Moss Side, the centre of these violent gangs, is one of many inner city projects started in the 1950s after World War II that have turned into a social mess. There used to be thousands of council flats in Moss Side and neighbouring Hulme, where hundreds of Malaysian students stayed in their student days.

Among these, almost 30 years ago, was yours truly. Moss Side then was filled with blacks from the Caribbean and Africa. And they still form the majority today.

It was here in 1985 that the first race riots occurred, and spread to the rest of Britain. As a consequence, the British government decided to do away with the flats, blaming them for the inner city problems.

The truth was that Moss Side and many such inner city areas were a different country from the rest of Britain. They were improvised areas with many unemployed. Moss Side was – and still is, I am told – a bastion of drugs, vice and gangsterism.

A colleague, a fanatical Manchester United supporter, said he had been to the city many times, but he never ventured into Moss Side.

“Be careful when you see a boy wearing a hoodie (a sweatshirt with a hood) walking towards you. I will normally cross the street when I see one,” he said.

I don’t blame him because records show there had been more than 800 gang-related murders in Manchester in the past decade.

About five years ago, a 14-year-old boy was killed by a rival gang in Manchester.

His was not an isolated incident.
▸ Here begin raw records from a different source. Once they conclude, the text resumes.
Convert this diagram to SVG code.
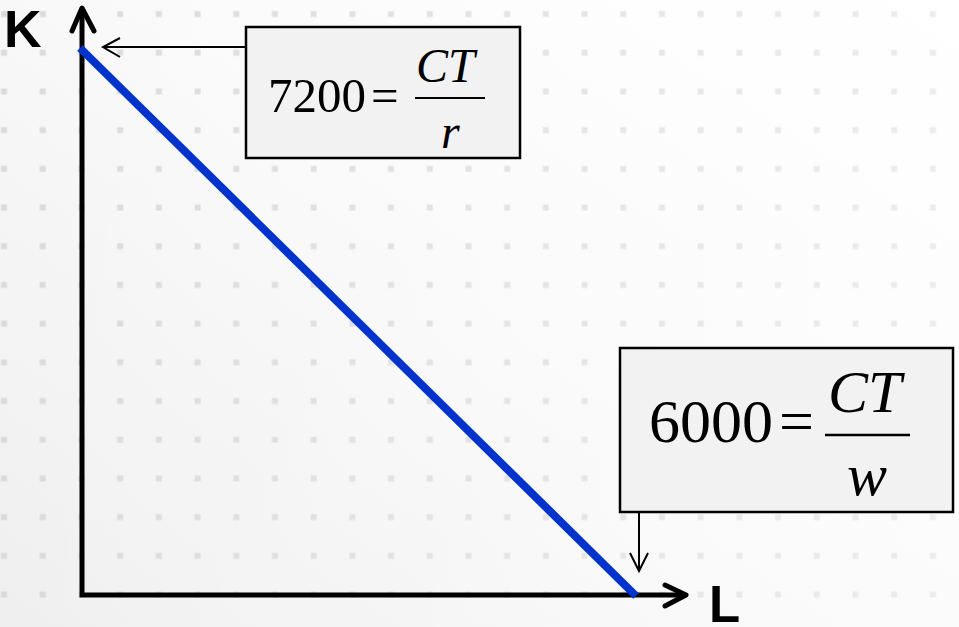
<svg xmlns="http://www.w3.org/2000/svg" width="959" height="627" viewBox="0 0 959 627">
<defs>
<linearGradient id="bg" x1="0" y1="1" x2="1" y2="0">
<stop offset="0" stop-color="#efefef"/>
<stop offset="0.6" stop-color="#fafafa"/>
<stop offset="1" stop-color="#ffffff"/>
</linearGradient>
<linearGradient id="fade" x1="0" y1="0" x2="1" y2="0">
<stop offset="0" stop-color="#ffffff" stop-opacity="0"/>
<stop offset="1" stop-color="#ffffff" stop-opacity="0.5"/>
</linearGradient>
<pattern id="dots" patternUnits="userSpaceOnUse" x="-15.35" y="-5.35" width="38.7" height="38.7">
<rect x="16.4" y="16.4" width="6" height="6" fill="#dadada"/>
</pattern>
<style>
.axis{stroke:#000;stroke-width:5;fill:none;stroke-linecap:butt}
.head{stroke:#000;stroke-width:5;fill:none;stroke-linecap:round;stroke-linejoin:round}
.thin{stroke:#000;stroke-width:2;fill:none}
.box{fill:#f2f2f2;stroke:#000;stroke-width:2.5}
.math{font-family:"Liberation Serif","Times New Roman",serif;fill:#000}
.it{font-style:italic}
.lab{font-family:"Liberation Sans",Arial,sans-serif;font-weight:bold;fill:#000}
</style>
</defs>
<rect width="959" height="627" fill="url(#bg)"/>
<rect width="959" height="627" fill="url(#dots)"/>
<rect width="959" height="627" fill="url(#fade)"/>

<g id="axes">
<path class="axis" d="M82,10 V595 H684"/>
<path class="head" d="M72,31 L82,8 L94,31"/>
<path class="head" d="M665,585 L686,595 L665,606"/>
</g>
<g id="label-K"><text class="lab" x="4" y="47" font-size="52">K</text></g>
<g id="label-L"><text class="lab" x="709" y="622" font-size="51">L</text></g>

<g id="budget-line">
<line x1="80" y1="48" x2="636" y2="596" stroke="#0033cc" stroke-width="8"/>
</g>

<g id="connectors">
<line class="thin" x1="246" y1="47" x2="103" y2="47"/>
<path class="thin" d="M120,38 L103,47 L120,57"/>
<line class="thin" x1="639" y1="512" x2="639" y2="571"/>
<path class="thin" d="M630,553 L639,571 L648,553"/>
</g>

<g id="box-K">
<rect class="box" x="246" y="27" width="274" height="131"/>
<text class="math" x="268" y="112" font-size="49">7200</text>
<text class="math" x="371" y="112" font-size="49">=</text>
<text class="math it" x="416" y="82" font-size="48">CT</text>
<line x1="415" y1="98" x2="485" y2="98" stroke="#000" stroke-width="2"/>
<text class="math it" x="441" y="148" font-size="48">r</text>
</g>

<g id="box-L">
<rect class="box" x="620" y="348" width="333" height="164"/>
<text class="math" x="649" y="442" font-size="62">6000</text>
<text class="math" x="779" y="442" font-size="62">=</text>
<text class="math it" x="828" y="412" font-size="60">CT</text>
<line x1="825" y1="435" x2="910" y2="435" stroke="#000" stroke-width="2.5"/>
<text class="math it" x="847" y="495" font-size="60">w</text>
</g>
</svg>
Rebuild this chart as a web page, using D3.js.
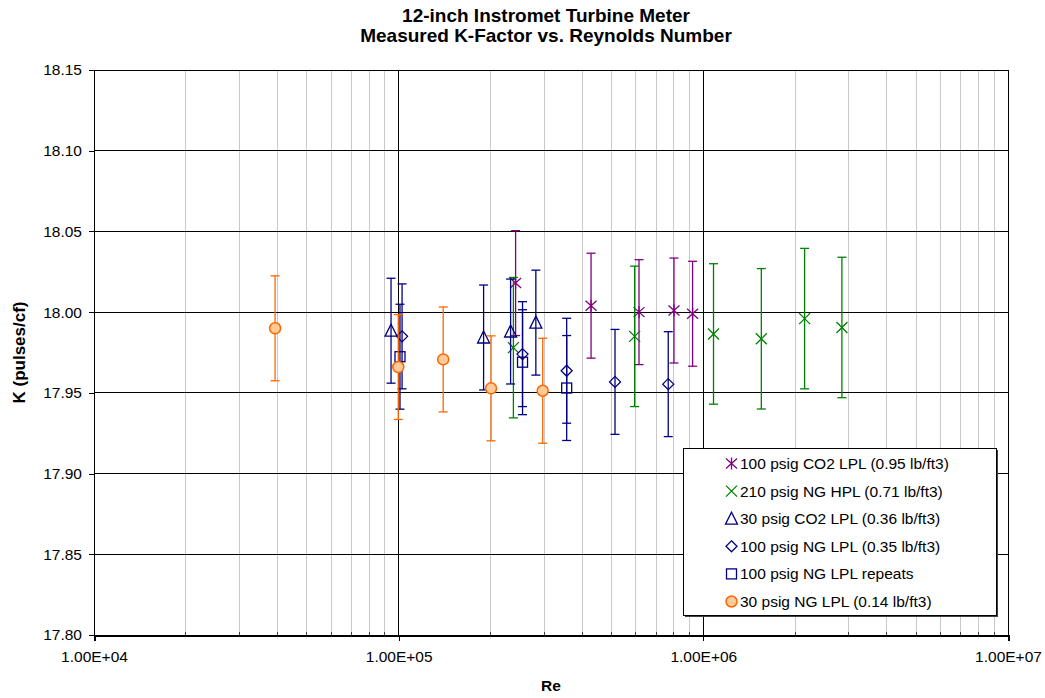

There have been scores of teenage murders up and down England, especially in the inner cities, like Moss Side.

But to blame the gangs alone for the recent riots is a convenient excuse at best, or political naivete at worst.

Morality is not a word with any meaning in places like Moss Side, where the social structure has broken down. In this kind of place, one competes to be the youngest mother or grandmother.

Most parents do not know where their kids are at any time of the day. Anyway, most fathers and mothers have criminal records or had served time at the nearby city prison.

I recall being in a newspaper shop in Moss Side and the local postman strolled in and greeted the woman shopkeeper, who replied: “What can I do for you today, Mick?”

He said: “Can I have a 12-year-old virgin, please?”

To this, the elderly woman replied: “There are no such thing as 12-year-old virgins here. This is Moss Side.” 

This conversation has stayed in my mind for the past 30 years and, of course, it was an exaggeration by the shopkeeper and the postman, but not by much.

We in Malaysia must be aware that we are also building inner city estates all over Kuala Lumpur and Petaling Jaya. Tall council or public housing flats are a sure-fire formula for such problems as in Moss Side.

The Women’s and Family Development Ministry must study these areas carefully to ensure that social problems are solved before they become tinder to a highly inflammable situation.

Executive editor Wong Sai Wan was kept awake for three days in Moss Side by Bob Marley’s No Women No Cry when he died on May 11, 1981.